The programme will be finalised after the Hong Kong meetings.

"The West Africa Cotton Improvement Programme is one more way the United States is specifically addressing the needs of cotton dependent countries in Africa," said Portman, whose country is the world's largest cotton exporter.

As part of the deal, the National Cotton Council of America, an industry group, will be a key partner, providing assistance in West Africa during the cotton harvest on measures to control insects and the application of biotechnology.

To watchdog groups, however, the move falls short of addressing substantial concerns of cotton growers in West Africa who are suffering form U.S. dumping of cotton at cheap prices.

"This is the U.S. offering aid to help West African countries produce and market their cotton," said Ben Lilliston of the Minneapolis-based Institute for Agriculture and Trade Policy (IATP). "But it does nothing to address the dumping of cotton by U.S. based agribusiness firms onto the world market."

Organisations that follow the international agriculture trade have long blamed dumping, saying the practice depresses global cotton prices and makes it hard, if not impossible, for West African countries to compete.

IATP issued a report on U.S. dumping that found that in 2003, the latest year for which numbers are available, cotton was exported from the United States at 47 percent below its cost of production.

"This announcement appears to be part of a strategy to avoid making concrete changes in international trade rules at the WTO to stop dumping," Lilliston said.

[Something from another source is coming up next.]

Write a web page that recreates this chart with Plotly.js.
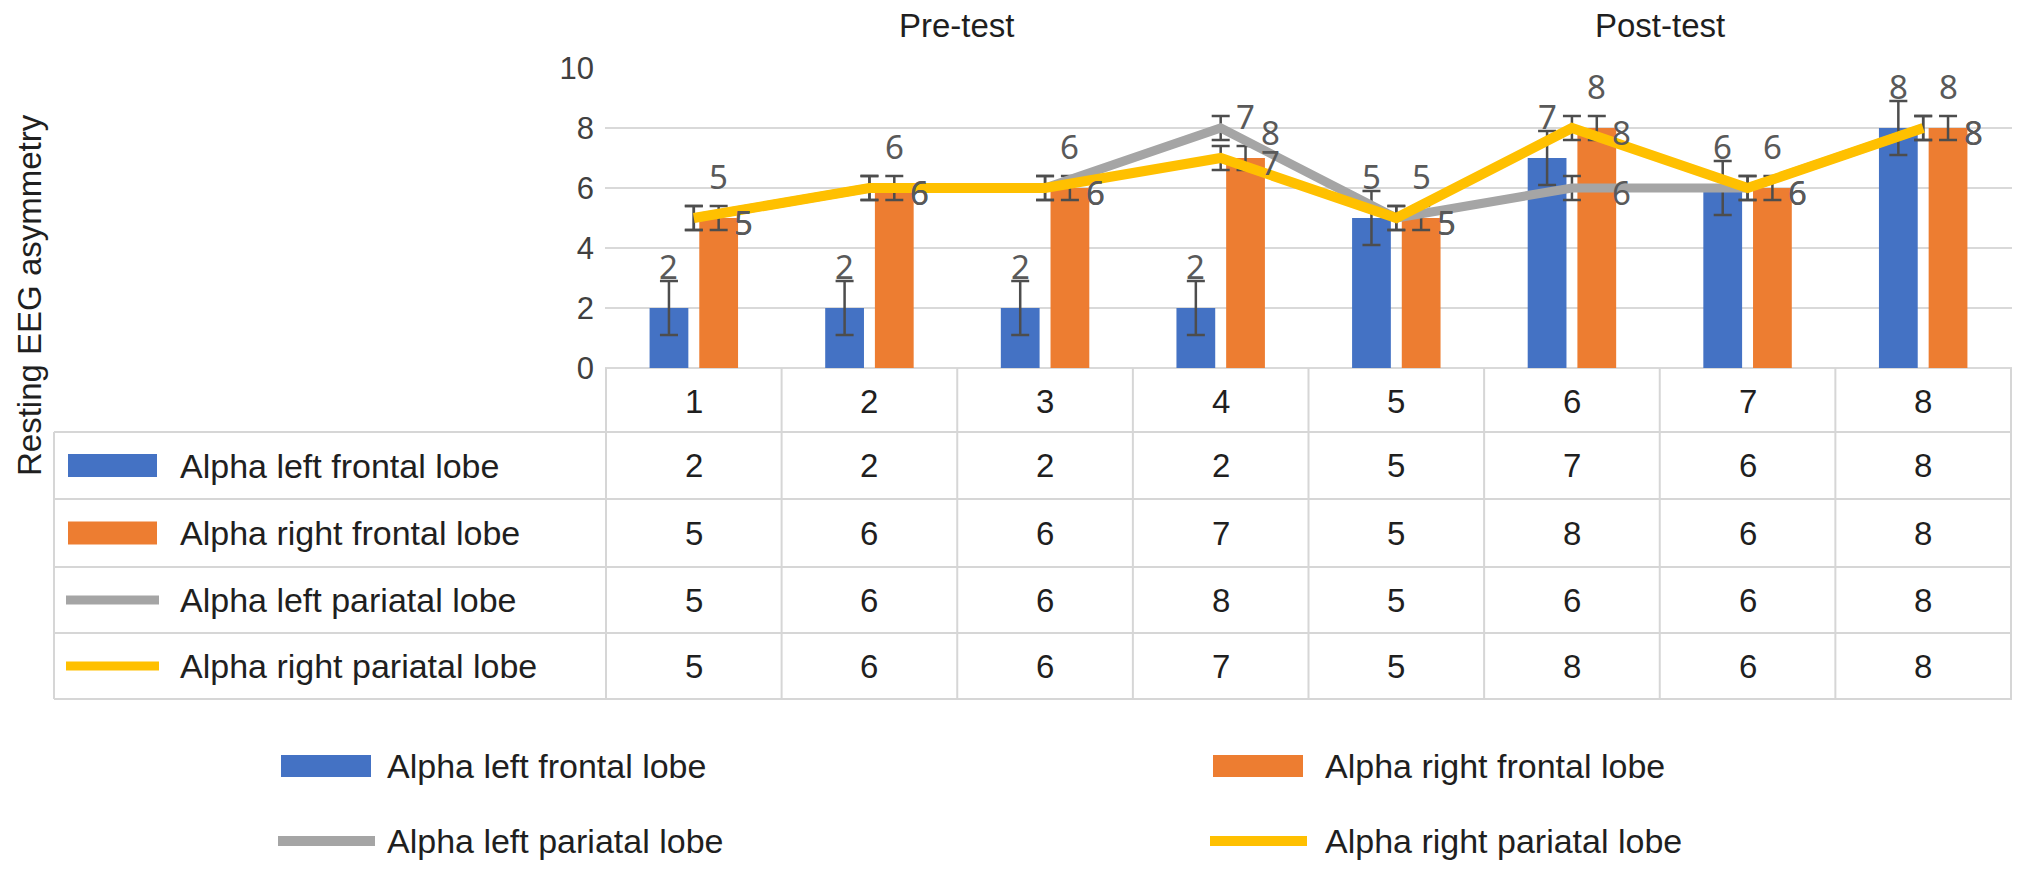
<!DOCTYPE html>
<html>
<head>
<meta charset="utf-8">
<script src="https://cdn.plot.ly/plotly-3.0.1.min.js"></script>
<style>
  html, body { margin: 0; padding: 0; background: #ffffff; }
  #chart { width: 2032px; height: 873px; }
</style>
</head>
<body>
<div id="chart"></div>
<script>
// ---------- data ----------
const categories = ['1', '2', '3', '4', '5', '6', '7', '8'];
const seriesNames = ['Alpha left frontal lobe', 'Alpha right frontal lobe', 'Alpha left pariatal lobe', 'Alpha right pariatal lobe'];
const leftFrontal   = [2, 2, 2, 2, 5, 7, 6, 8];
const rightFrontal  = [5, 6, 6, 7, 5, 8, 6, 8];
const leftParietal  = [5, 6, 6, 8, 5, 6, 6, 8];
const rightParietal = [5, 6, 6, 7, 5, 8, 6, 8];
const leftFrontalErr   = [0.9, 0.9, 0.9, 0.9, 0.9, 0.9, 0.9, 0.9];
const rightFrontalErr  = [0.4, 0.4, 0.4, 0.4, 0.4, 0.4, 0.4, 0.4];
const leftParietalErr  = [0.4, 0.4, 0.4, 0.4, 0.4, 0.4, 0.4, 0.4];
const rightParietalErr = [0.4, 0.4, 0.4, 0.4, 0.4, 0.4, 0.4, 0.4];
const phaseLabels = ['Pre-test', 'Post-test'];
const yAxisTitle = 'Resting EEG asymmetry';

// ---------- style ----------
const colors = ['#4472C4', '#ED7D31', '#A5A5A5', '#FFC000'];
const W = 2032, H = 873;
const L = 605, R = 2012, T = 68, B = 368;
const px = x => (x - L) / (R - L);
const py = y => (B - y) / (B - T);
const FONT = 'Liberation Sans, Arial, sans-serif';
const LABELFONT = 'Noto Sans, DejaVu Sans, sans-serif';
const textDark = '#1f1f1f';
const labelGray = '#595959';
const errColor = '#4d4d4d';
const gridColor = '#d9d9d9';
const tableColor = '#d6d6d6';
const bargap = 0.434, bargroupgap = 0.22;
const barOffset = (1 - bargap) / 4;

function err(arr) {
  return { type: 'data', array: arr, visible: true, color: errColor, thickness: 2.5, width: 9 };
}

const traces = [
  { type: 'bar', x: categories, y: leftFrontal, name: seriesNames[0], marker: { color: colors[0] }, error_y: err(leftFrontalErr) },
  { type: 'bar', x: categories, y: rightFrontal, name: seriesNames[1], marker: { color: colors[1] }, error_y: err(rightFrontalErr) },
  { type: 'scatter', mode: 'lines', x: categories, y: leftParietal, name: seriesNames[2], line: { color: colors[2], width: 9 }, error_y: err(leftParietalErr) },
  { type: 'scatter', mode: 'lines', x: categories, y: rightParietal, name: seriesNames[3], line: { color: colors[3], width: 10 }, error_y: err(rightParietalErr) }
];

const annotations = [];
const shapes = [];
function note(o) {
  annotations.push(Object.assign({ showarrow: false, xanchor: 'center', yanchor: 'middle' }, o));
}

// data labels
const labelFont = { family: LABELFONT, size: 33, color: labelGray };
categories.forEach((c, i) => {
  note({ xref: 'x', yref: 'y', x: i - barOffset, y: leftFrontal[i], yshift: 42, text: String(leftFrontal[i]), font: labelFont });
  note({ xref: 'x', yref: 'y', x: i + barOffset, y: rightFrontal[i], yshift: 42, text: String(rightFrontal[i]), font: labelFont });
  note({ xref: 'x', yref: 'y', x: i, xshift: 50, y: leftParietal[i], yshift: -4, text: String(leftParietal[i]), font: labelFont });
  note({ xref: 'x', yref: 'y', x: i, xshift: 50, y: rightParietal[i], yshift: -4, text: String(rightParietal[i]), font: labelFont });
});

// phase labels
note({ xref: 'x', yref: 'paper', x: 1.5, y: py(25), text: phaseLabels[0], font: { family: FONT, size: 33, color: textDark } });
note({ xref: 'x', yref: 'paper', x: 5.5, y: py(25), text: phaseLabels[1], font: { family: FONT, size: 33, color: textDark } });

// y axis title
note({ xref: 'paper', yref: 'paper', x: px(29), y: py(295), text: yAxisTitle, textangle: -90, font: { family: FONT, size: 33, color: textDark } });

// ---------- data table ----------
const rowLines = [432, 499, 567, 633, 699];
const tableLeft = 54;
rowLines.forEach(y => {
  shapes.push({ type: 'line', xref: 'paper', yref: 'paper', x0: px(tableLeft), x1: 1, y0: py(y), y1: py(y), line: { color: tableColor, width: 2 } });
});
shapes.push({ type: 'line', xref: 'paper', yref: 'paper', x0: px(tableLeft), x1: px(tableLeft), y0: py(432), y1: py(699), line: { color: tableColor, width: 2 } });
for (let k = 0; k <= categories.length; k++) {
  shapes.push({ type: 'line', xref: 'x', yref: 'paper', x0: k - 0.5, x1: k - 0.5, y0: 0, y1: py(699), line: { color: tableColor, width: 2 } });
}
const cellFont = { family: FONT, size: 33, color: textDark };
// header row (categories)
categories.forEach((c, i) => {
  note({ xref: 'x', yref: 'paper', x: i, y: py(401), text: c, font: cellFont });
});
const tableRows = [leftFrontal, rightFrontal, leftParietal, rightParietal];
const rowCenters = [465.5, 533, 600, 666];
tableRows.forEach((vals, r) => {
  const yc = rowCenters[r];
  vals.forEach((v, i) => {
    note({ xref: 'x', yref: 'paper', x: i, y: py(yc), text: String(v), font: cellFont });
  });
  note({ xref: 'paper', yref: 'paper', x: px(178), y: py(yc), xanchor: 'left', text: seriesNames[r], font: { family: FONT, size: 34, color: textDark } });
  if (r < 2) {
    shapes.push({ type: 'rect', xref: 'paper', yref: 'paper', x0: px(68), x1: px(157), y0: py(yc - 11.5), y1: py(yc + 11.5), fillcolor: colors[r], line: { width: 0 } });
  } else {
    shapes.push({ type: 'line', xref: 'paper', yref: 'paper', x0: px(66), x1: px(159), y0: py(yc), y1: py(yc), line: { color: colors[r], width: 9 } });
  }
});

// ---------- bottom legend ----------
const legendItems = [
  { sx: 281, tx: 385, y: 766 },
  { sx: 1213, tx: 1323, y: 766 },
  { sx: 281, tx: 385, y: 841 },
  { sx: 1213, tx: 1323, y: 841 }
];
legendItems.forEach((it, r) => {
  if (r < 2) {
    shapes.push({ type: 'rect', xref: 'paper', yref: 'paper', x0: px(it.sx), x1: px(it.sx + 90), y0: py(it.y - 11), y1: py(it.y + 11), fillcolor: colors[r], line: { width: 0 } });
  } else {
    shapes.push({ type: 'line', xref: 'paper', yref: 'paper', x0: px(it.sx - 3), x1: px(it.sx + 94), y0: py(it.y), y1: py(it.y), line: { color: colors[r], width: 10 } });
  }
  note({ xref: 'paper', yref: 'paper', x: px(it.tx), y: py(it.y), xanchor: 'left', text: seriesNames[r], font: { family: FONT, size: 34, color: textDark } });
});

const layout = {
  width: W, height: H,
  margin: { l: L, r: W - R, t: T, b: H - B, pad: 0 },
  paper_bgcolor: '#ffffff', plot_bgcolor: '#ffffff',
  barmode: 'group', bargap: bargap, bargroupgap: bargroupgap,
  showlegend: false,
  xaxis: { type: 'category', showticklabels: false, showgrid: false, zeroline: false, showline: false, ticks: '', automargin: false, fixedrange: true },
  yaxis: {
    range: [0, 10], dtick: 2, tick0: 0, showgrid: true, gridcolor: gridColor, gridwidth: 2,
    zeroline: true, zerolinecolor: gridColor, zerolinewidth: 2, showline: false, ticks: '',
    tickfont: { family: FONT, size: 31, color: '#404040' }, ticklabelstandoff: 10, automargin: false, fixedrange: true
  },
  annotations: annotations,
  shapes: shapes
};

Plotly.newPlot('chart', traces, layout, { displayModeBar: false, staticPlot: true });
</script>
</body>
</html>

According to the most recent U.S. Department of Agriculture data, between August 1999 and July 2005, U.S. cotton producers received more than 18 billion dollars in subsidies.

The international advocacy group Oxfam says West African countries lose as much as 250 million dollars in revenue each year because of U.S. cotton dumping.

Celine Charveriat of Oxfam reacted to the proposal by saying African farmers, among the world's poorest, "need genuine trade reform".

"We are disappointed," she said. "Cotton improvement efforts may help some farmers in the region but will not give them the level playing field they are looking for."

Another reason non-governmental organisations have criticised the modest proposal is that it covers only five of the 33 countries that grow cotton and are affected by U.S. subsidies and dumping.

Over the past year, the economic situation of West Africa's cotton farmers has worsened. World prices have declined, compounded by the recent movement of the dollar against the euro. Farmers purchase their input needs in euros and make sales in dollars.

For 2005, a modest decline in acreage is expected in West Africa, with production falling to 4.62 million bales.

Production had hit record levels in 2004 with China, the United States, India and Pakistan accounting for roughly 70 percent of the enormous crop, according to USDA figures.

Advocacy groups hope that the cotton issue will be addressed in coming weeks to prevent the collapse of the world trade talks again at the Hong Kong meeting.

But the USTR statement said that the West Africa Cotton Improvement Programme represents only one part of the overall U.S. response to help these countries address the development obstacles in their cotton sectors.